To be persuasive, we must be believable; to be believable, we must be credible; to be credible, we must be truthful.” — Edward R. Murrow

As a classroom teacher and coach, I took pride in building relationships because I witnessed how important these relationships were to our classroom or team’s success. Anytime we can take a group of people to work towards a common vision, great things can occur and will occur.

“Teamwork is the ability to work together toward a common vision; the ability to direct individual accomplishment toward organizational objectives. It is the fuel that allows common people to attain uncommon results.” Andrew Carnegie.  On day one, I shared with my staff that our vision for this year would be “Choose Excellence Every Day’!  This vision will take hard work and commitment.

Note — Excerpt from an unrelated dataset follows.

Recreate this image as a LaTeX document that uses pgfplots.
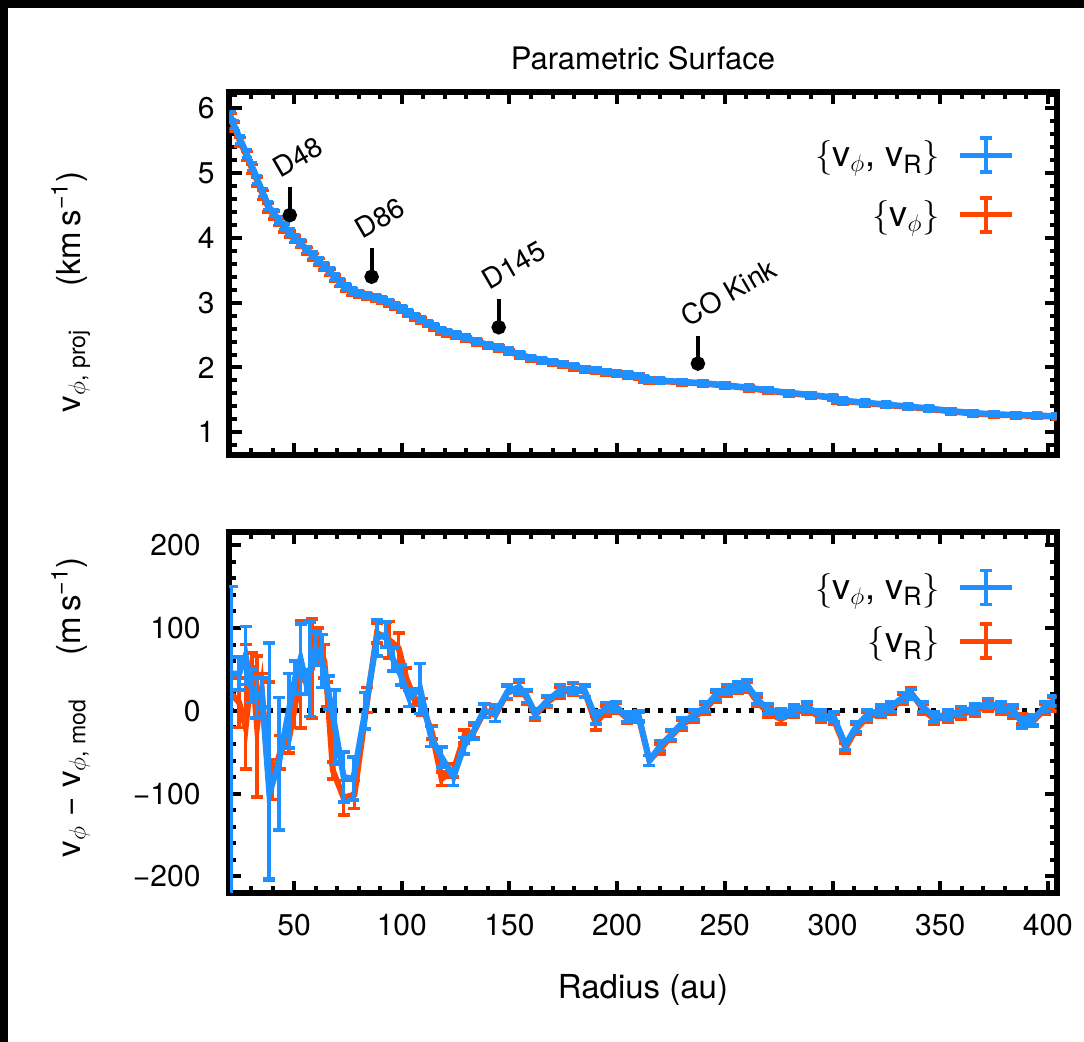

As a principal, it will be imperative to build and strengthen relationships with individuals who are involved at some level with our school.  Trust will be an integral part in building these relationships.  Without trust, there is no relationship.  In my new role, as principal, I must walk the talk to inspire trust. I must be visible in the classrooms and hallways, the cafeteria and the playground, at the bus stop and student events, meetings with community groups and parent meetings because accomplished principals build and manage a complex network of relationships.  Being a principal is not about shutting my door and dedicating long stretches of time to my daily to do list, or answering emails all day long. Being a principal is visiting classrooms every day, eating lunch with students, supervising recess, leading professional development, communicating with parents and community members, collaborating with district colleagues, analyzing student data, and anything else that is vital to our students’ success.  I do believe that a principal has to be an effective manager, but even more importantly a principal must be an instructional leader who promotes curriculum, ensures student learning, and supports professional growth.  At our school instructional leadership will be a priority.

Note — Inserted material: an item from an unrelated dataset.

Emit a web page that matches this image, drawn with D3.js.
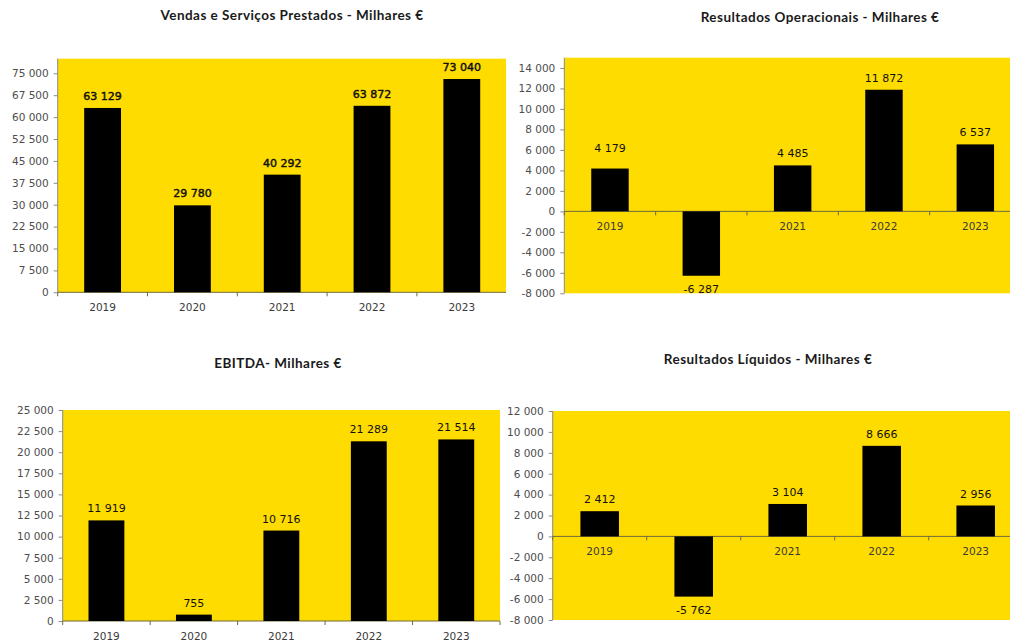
<!DOCTYPE html>
<html>
<head>
<meta charset="utf-8">
<script src="https://cdn.jsdelivr.net/npm/d3@7"></script>
<style>
  html, body { margin: 0; padding: 0; background: #fff; }
  svg { display: block; }
</style>
</head>
<body>
<svg id="chart" width="1010" height="642"></svg>
<script>
// Years shown on every panel
const years = ["2019", "2020", "2021", "2022", "2023"];

// Values (thousands of euros)
const vendas = [63129, 29780, 40292, 63872, 73040];
const resultadosOperacionais = [4179, -6287, 4485, 11872, 6537];
const ebitda = [11919, 755, 10716, 21289, 21514];
const resultadosLiquidos = [2412, -5762, 3104, 8666, 2956];

// Tick values of each value axis
const vendasTicks = [0, 7500, 15000, 22500, 30000, 37500, 45000, 52500, 60000, 67500, 75000];
const operTicks = [-8000, -6000, -4000, -2000, 0, 2000, 4000, 6000, 8000, 10000, 12000, 14000];
const ebitdaTicks = [0, 2500, 5000, 7500, 10000, 12500, 15000, 17500, 20000, 22500, 25000];
const liquidosTicks = [-8000, -6000, -4000, -2000, 0, 2000, 4000, 6000, 8000, 10000, 12000];

// Titles
const titles = [
  "Vendas e Serviços Prestados - Milhares €",
  "Resultados Operacionais - Milhares  €",
  "EBITDA- Milhares €",
  "Resultados Líquidos - Milhares €"
];

const YELLOW = "#FFDC00";
const NUM_FONT = "'DejaVu Sans', sans-serif";
const TITLE_FONT = "Lato, 'Open Sans', sans-serif";

const fmt = d3.formatLocale({ decimal: ",", thousands: " ", grouping: [3], currency: ["", " €"], minus: "-" }).format(",d");

const svg = d3.select("#chart");

// Panel layout: plot box, value domain, title position
const panels = [
  { title: titles[0], values: vendas, ticks: vendasTicks, domain: [0, 80000],
    x0: 57.7, x1: 506.7, yTop: 58.7, yBottom: 292.3, clipRight: 506,
    titleX: 292, titleY: 20, boldLabels: true, nudge: [0, 0, 0, 0, 0] },
  { title: titles[1], values: resultadosOperacionais, ticks: operTicks, domain: [-8000, 15000],
    x0: 564.3, x1: 1021, yTop: 57.7, yBottom: 293.3, clipRight: 1010,
    titleX: 820, titleY: 21.5, boldLabels: false, nudge: [-9, 0, 0, 0, 0] },
  { title: titles[2], values: ebitda, ticks: ebitdaTicks, domain: [0, 25000],
    x0: 62.7, x1: 500, yTop: 410, yBottom: 621, clipRight: 500,
    titleX: 278, titleY: 367.5, boldLabels: false, nudge: [0, 0, 0, 0, 0] },
  { title: titles[3], values: resultadosLiquidos, ticks: liquidosTicks, domain: [-8000, 12000],
    x0: 552.7, x1: 1022.7, yTop: 411, yBottom: 620, clipRight: 1010,
    titleX: 768, titleY: 364, boldLabels: false, nudge: [0, 0, 0, 0, 0] }
];

panels.forEach((p, i) => {
  const g = svg.append("g").attr("class", "panel-" + i);

  const x = d3.scaleBand()
    .domain(years)
    .range([p.x0, p.x1])
    .paddingInner(0.59)
    .paddingOuter(0.295);

  const y = d3.scaleLinear()
    .domain(p.domain)
    .range([p.yBottom, p.yTop]);

  // Title
  g.append("text")
    .attr("x", p.titleX)
    .attr("y", p.titleY)
    .attr("text-anchor", "middle")
    .attr("font-family", TITLE_FONT)
    .attr("font-weight", "bold")
    .attr("font-size", 13.5)
    .attr("letter-spacing", 0.45)
    .attr("fill", "#1a1a1a")
    .text(p.title);

  // Plot background
  g.append("rect")
    .attr("x", p.x0)
    .attr("y", y(p.domain[1]))
    .attr("width", p.clipRight - p.x0)
    .attr("height", y(p.domain[0]) - y(p.domain[1]))
    .attr("fill", YELLOW);

  const zero = y(0);

  // Value axis
  const yAxis = g.append("g")
    .attr("transform", `translate(${p.x0},0)`)
    .call(d3.axisLeft(y).tickValues(p.ticks).tickSize(4).tickPadding(5).tickFormat(fmt));
  yAxis.select(".domain").remove();
  yAxis.selectAll(".tick line").attr("stroke", "#8a8a8a");
  yAxis.selectAll(".tick text")
    .attr("font-family", NUM_FONT)
    .attr("font-size", 10.5)
    .attr("fill", "#4d4d4d");
  g.append("line")
    .attr("x1", p.x0).attr("x2", p.x0)
    .attr("y1", y(p.domain[1])).attr("y2", y(p.domain[0]))
    .attr("stroke", "#8a8a8a").attr("stroke-width", 1);

  // Category axis along the zero line, ticks at band boundaries
  g.append("line")
    .attr("x1", p.x0).attr("x2", p.clipRight)
    .attr("y1", zero).attr("y2", zero)
    .attr("stroke", "#6f6a3a").attr("stroke-width", 1);
  const bounds = d3.range(years.length + 1).map(k => p.x0 + k * x.step()).filter(v => v <= p.clipRight + 0.5);
  g.selectAll("line.xtick")
    .data(bounds)
    .join("line")
    .attr("class", "xtick")
    .attr("x1", d => d).attr("x2", d => d)
    .attr("y1", zero).attr("y2", zero + 4)
    .attr("stroke", "#6f6a3a").attr("stroke-width", 1);

  // Year labels (drawn under the bars, so a negative bar hides its own label)
  g.selectAll("text.year")
    .data(years)
    .join("text")
    .attr("class", "year")
    .attr("x", d => x(d) + x.bandwidth() / 2)
    .attr("y", zero + 19)
    .attr("text-anchor", "middle")
    .attr("font-family", NUM_FONT)
    .attr("font-size", 10.5)
    .attr("fill", "#3a3a3a")
    .text(d => d);

  // Bars
  g.selectAll("rect.bar")
    .data(p.values)
    .join("rect")
    .attr("class", "bar")
    .attr("x", (d, k) => x(years[k]))
    .attr("width", x.bandwidth())
    .attr("y", d => Math.min(y(d), zero))
    .attr("height", d => Math.abs(y(d) - zero))
    .attr("fill", "#000");

  // Value labels
  g.selectAll("text.value")
    .data(p.values)
    .join("text")
    .attr("class", "value")
    .attr("x", (d, k) => x(years[k]) + x.bandwidth() / 2)
    .attr("y", (d, k) => (d >= 0 ? y(d) - 8 : y(d) + 17) + p.nudge[k])
    .attr("text-anchor", "middle")
    .attr("font-family", NUM_FONT)
    .attr("font-size", 11)
    .attr("fill", "#111")
    .attr("stroke", p.boldLabels ? "#111" : "none")
    .attr("stroke-width", p.boldLabels ? 0.45 : 0)
    .text(d => fmt(d));
});
</script>
</body>
</html>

Trust is also developed by showing the staff I trust in them by providing opportunities for them to lead.  My coaching experiences helped me realize how important itis to make full use of the individuals skills and talents of its members.  A collective effort will help our staff accomplish extraordinary things that no one person can accomplish by himself or herself.  Our after school dismissal proves this to be true.  I decided to have all members of our staff have a role in after school dismissal.  Each grade level supervises a different area of the school, and our P.E. teacher and music teacher took the challenging role of bus duty.  I am so thankful they did because they understood the system better than I did! Some of the situations that occurred would not have been handled as effectively without each member having a role.  I also have recognized strong leadership skills in several of my staff members that might have gone unnoticed without this opportunity.  Because of their collective efforts, we are showing the students and community that the safety of our students is a top priority.

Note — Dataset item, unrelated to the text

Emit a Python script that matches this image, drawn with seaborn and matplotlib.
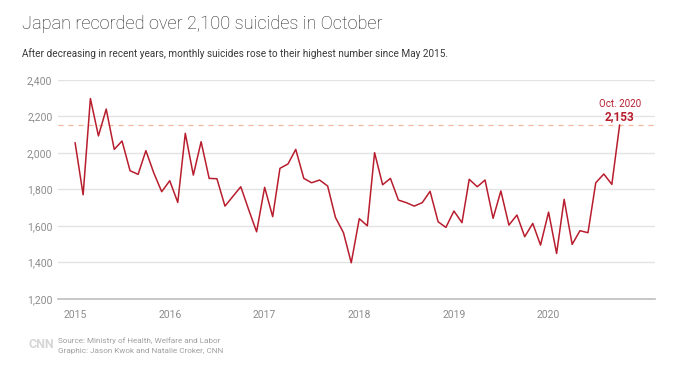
import pandas as pd
import seaborn as sns
import matplotlib.pyplot as plt
import matplotlib.dates as mdates

# Monthly suicides in Japan, Jan 2015 - Oct 2020
values_2015 = [2056, 1770, 2298, 2093, 2240, 2019, 2065, 1902, 1882, 2012, 1888, 1787]
values_2016 = [1847, 1728, 2107, 1878, 2061, 1860, 1858, 1708, 1762, 1814, 1686, 1567]
values_2017 = [1811, 1650, 1915, 1939, 2019, 1860, 1836, 1851, 1818, 1646, 1562, 1397]
values_2018 = [1639, 1600, 2001, 1825, 1860, 1741, 1727, 1708, 1727, 1789, 1622, 1591]
values_2019 = [1681, 1617, 1855, 1814, 1851, 1641, 1791, 1604, 1659, 1540, 1613, 1494]
values_2020 = [1675, 1448, 1745, 1498, 1573, 1562, 1836, 1884, 1827, 2153]

year_ticks = [2015, 2016, 2017, 2018, 2019, 2020]
y_ticks = [1200, 1400, 1600, 1800, 2000, 2200, 2400]
peak_label = "Oct. 2020"
peak_value = 2153

values = values_2015 + values_2016 + values_2017 + values_2018 + values_2019 + values_2020
months = pd.date_range("2015-01-01", periods=len(values), freq="MS")
df = pd.DataFrame({"month": months, "suicides": values})

RED = "#b81d2e"
GRID = "#e3e3e3"
TXT = "#8c8c8c"

sns.set_style("white")
plt.rcParams["font.family"] = ["Roboto", "DejaVu Sans"]

fig = plt.figure(figsize=(6.96, 3.74), dpi=100)
ax = fig.add_axes([0.0833, 0.2013, 0.858, 0.585])

for v in y_ticks[1:]:
    ax.axhline(v, color=GRID, lw=1.0, zorder=0)
ax.axhline(peak_value, color="#f4b89c", lw=0.9, ls=(0, (4, 4)), zorder=1)

sns.lineplot(data=df, x="month", y="suicides", color=RED, lw=1.1, ax=ax, zorder=3)

ax.set_ylim(1200, 2400)
ax.set_xlim(pd.Timestamp("2014-10-27"), pd.Timestamp("2021-02-15"))
ax.set_yticks(y_ticks)
ax.set_yticklabels([f"{v:,}" for v in y_ticks])
ax.set_xticks([pd.Timestamp(f"{y}-01-01") for y in year_ticks])
ax.xaxis.set_major_formatter(mdates.DateFormatter("%Y"))
ax.set_xlabel("")
ax.set_ylabel("")

for s in ["top", "right", "left"]:
    ax.spines[s].set_visible(False)
ax.spines["bottom"].set_color("#bdbdbd")
ax.spines["bottom"].set_linewidth(1.2)
ax.tick_params(axis="x", colors=TXT, labelsize=7.5, length=4, width=0.8,
               direction="inout", pad=6, color="#bdbdbd")
ax.tick_params(axis="y", colors=TXT, labelsize=7.5, length=0, pad=4)
for lab in ax.get_xticklabels() + ax.get_yticklabels():
    lab.set_color(TXT)

peak_x = df["month"].iloc[-1]
ax.annotate(peak_label, xy=(peak_x, peak_value), xytext=(0, 15),
            textcoords="offset points", ha="center", va="center",
            color=RED, fontsize=7)
ax.annotate(f"{peak_value:,}", xy=(peak_x, peak_value), xytext=(0, 6.2),
            textcoords="offset points", ha="center", va="center",
            color=RED, fontsize=8.5, fontweight="bold")

fig.text(0.031, 0.935, "Japan recorded over 2,100 suicides in October",
         fontsize=13.1, color="#262626", fontweight="light", va="center")
fig.text(0.031, 0.858,
         "After decreasing in recent years, monthly suicides rose to their highest number since May 2015.",
         fontsize=7.2, color="#3a3a3a", va="center")

fig.text(0.041, 0.08, "CNN", fontsize=9, color="#d6d6d6", fontweight="bold", va="center")
fig.text(0.083, 0.088, "Source: Ministry of Health, Welfare and Labor",
         fontsize=5.9, color="#a0a0a0", va="center")
fig.text(0.083, 0.062, "Graphic: Jason Kwok and Natalie Croker, CNN",
         fontsize=5.9, color="#a0a0a0", va="center")

fig.savefig("out.png", dpi=100, facecolor="white")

I believe modeling effective communication is critical in building trust.  Being a new principal, I have recognized the importance of listening.  By listening, I have learned the needs of our staff and how I can best support them.   Through my classroom walkthroughs I am asking reflective questions to promote professional growth and to build an open dialogue between me and the teacher. The parents and community deserve to know what is occurring in our building, so I am using Twitter, Facebook, and newsletters to help highlight our events and showcase student talents.  To express value in dissenting views, I have created and Edmodo blog with different questions that give staff an opportunity to express their opinions in a professional way.  Our conversations allow teachers to feel more secure in providing honest input and participate meaningfully in school decision-making.

I became a principal because I wanted to positively influence an entire learning community.  Building and strengthening relationships will help improve teaching, learning, and student achievement, and because of this, I will do whatever it takes to build trusting relationships.




    • Denise,
      Thank you for your comments. It is a challenging job, but I love what I am doing. It is my first year and I anticipate mistakes, but I hope that I can help transform our school so our students our prepared for an incredible future!